U.S. support of U.N. “Blasphemy law”: Sacrificing Free Speech on the Altar of Religion?

October 20, 2009 at 10:17 am by Philip Leggiere

A central promise of the Obama administration has been to jettison the arrogant unilateralism of the Bush-Cheney era by reaching out to the world, particularly the Muslim world, and forging true multilateral dialog and alliances.

The goal is laudable and in many ways the President has followed through in pursuing it, perhaps most notably in his speech in Cairo in June of this year, where he eloquently declared his intention to “seek a new beginning between the US and Muslims around the world, one based upon mutual interest and mutual respect.”

The goal of engaging and fostering cooperation with allies is likely the motivation behind the administration’s recent support of a U.N. Human Rights Council push to recognize exceptions to free speech for any “negative racial and religious stereotyping.”

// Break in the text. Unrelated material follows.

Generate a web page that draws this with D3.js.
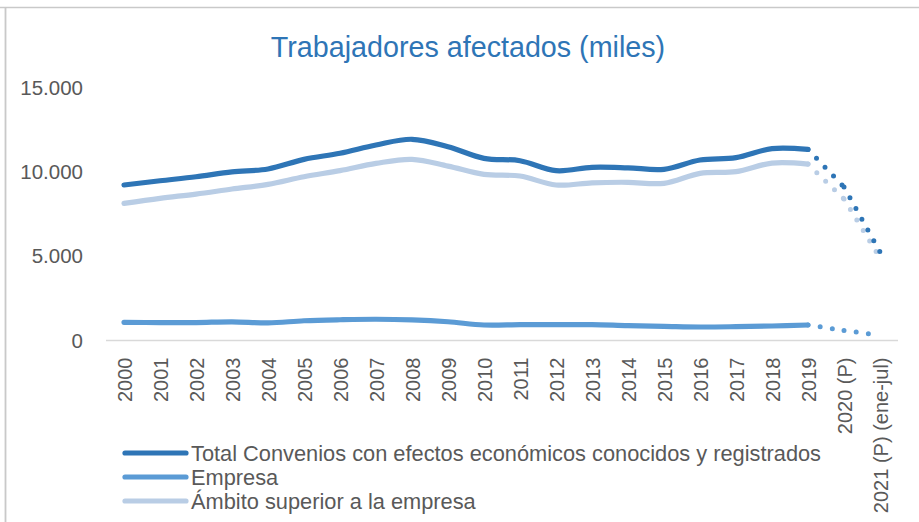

Jonathan Turley, professor of Public Interest Law at George Washington University and noted constitutional scholar, argues in a stinging op-ed in USA Today that, however well motivated, the administration’s policy treads a treacherously slippery slope for civil liberties.

Turley writes:

Thinly disguised blasphemy laws are often defended as necessary to protect the ideals of tolerance and pluralism. They ignore the fact that the laws achieve tolerance through the ultimate act of intolerance: criminalizing the ability of some individuals to denounce sacred or sensitive values. We do not need free speech to protect popular thoughts or popular people. It is designed to protect those who challenge the majority and its institutions. Criticism of religion is the very measure of the guarantee of free speech—the literal sacred institution of society.